Solo puedo sugerir que no debemos dejarnos llevar por el miedo que difunden algunos medios de comunicación de masas, pero siempre debemos cumplir recomendaciones como la distancia física interpersonal. Es posible que muchos hayamos pasado el coronavirus (en mi caso, tuve un par de síntomas en Buenos Aires, pero me pasaron a los tres días tomando remedios naturales y desconozco si era o no el famoso bicho). Lo que no logro entender son las prisas del Gobierno de Canarias por recuperar la actividad del sector hotelero o el consumo en centros comerciales, donde se podrían producir grandes aglomeraciones, en vez de fomentar el consumo de cercanía y de pequeños comercios.

Por ello, y dado que parece que el Gobierno no se lo está planteando ni lo va a hacer, se debería abrir un debate público desde ya para pensar en otro modelo económico-productivo para Canarias que minimice la dependencia del exterior, desde los alimentos hasta la energía. Algunas organizaciones y personas, como se observa en el comunicado emitido por Ben Magec-Ecologistas en Acción, ya han empezado a plantear ese necesario debate respecto al sector primario. Otros colectivos ya lo hacen desde el punto de vista de la destrucción de empleo. Porque un modelo productivo basado en la llegada de 16 millones de turistas que en muchos casos ven a las islas como un enorme bar o un burdel hace tanto daño o más que el Coronavirus y es absolutamente inviable desde el punto de vista ambiental, por mucho que la OCDE haya incluido el consumo de drogas y la prostitución como factores para medir el crecimiento del Producto Interior Bruto, como bien recuerda Federico Aguilera Klink.

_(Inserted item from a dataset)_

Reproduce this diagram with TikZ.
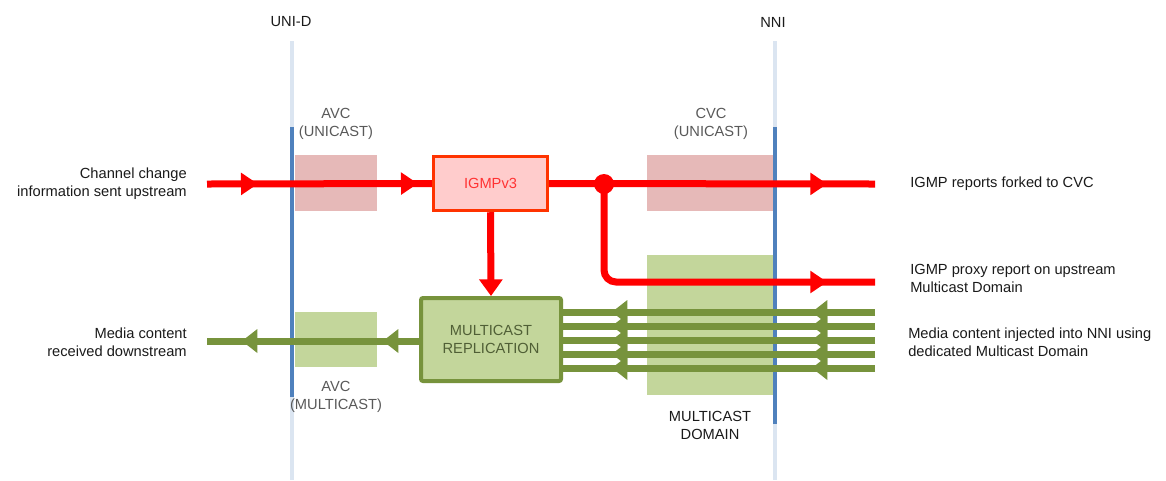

Canarias ya estaba en crisis económica y social antes de la pandemia y se lo debemos a una oligarquía avara y a la incapacidad o falta de voluntad política, histórica, de los líderes de los partidos tradicionales para ofrecer un proyecto de futuro sustentable, donde prevalezca el bien común y no la codicia de una veintena de familias.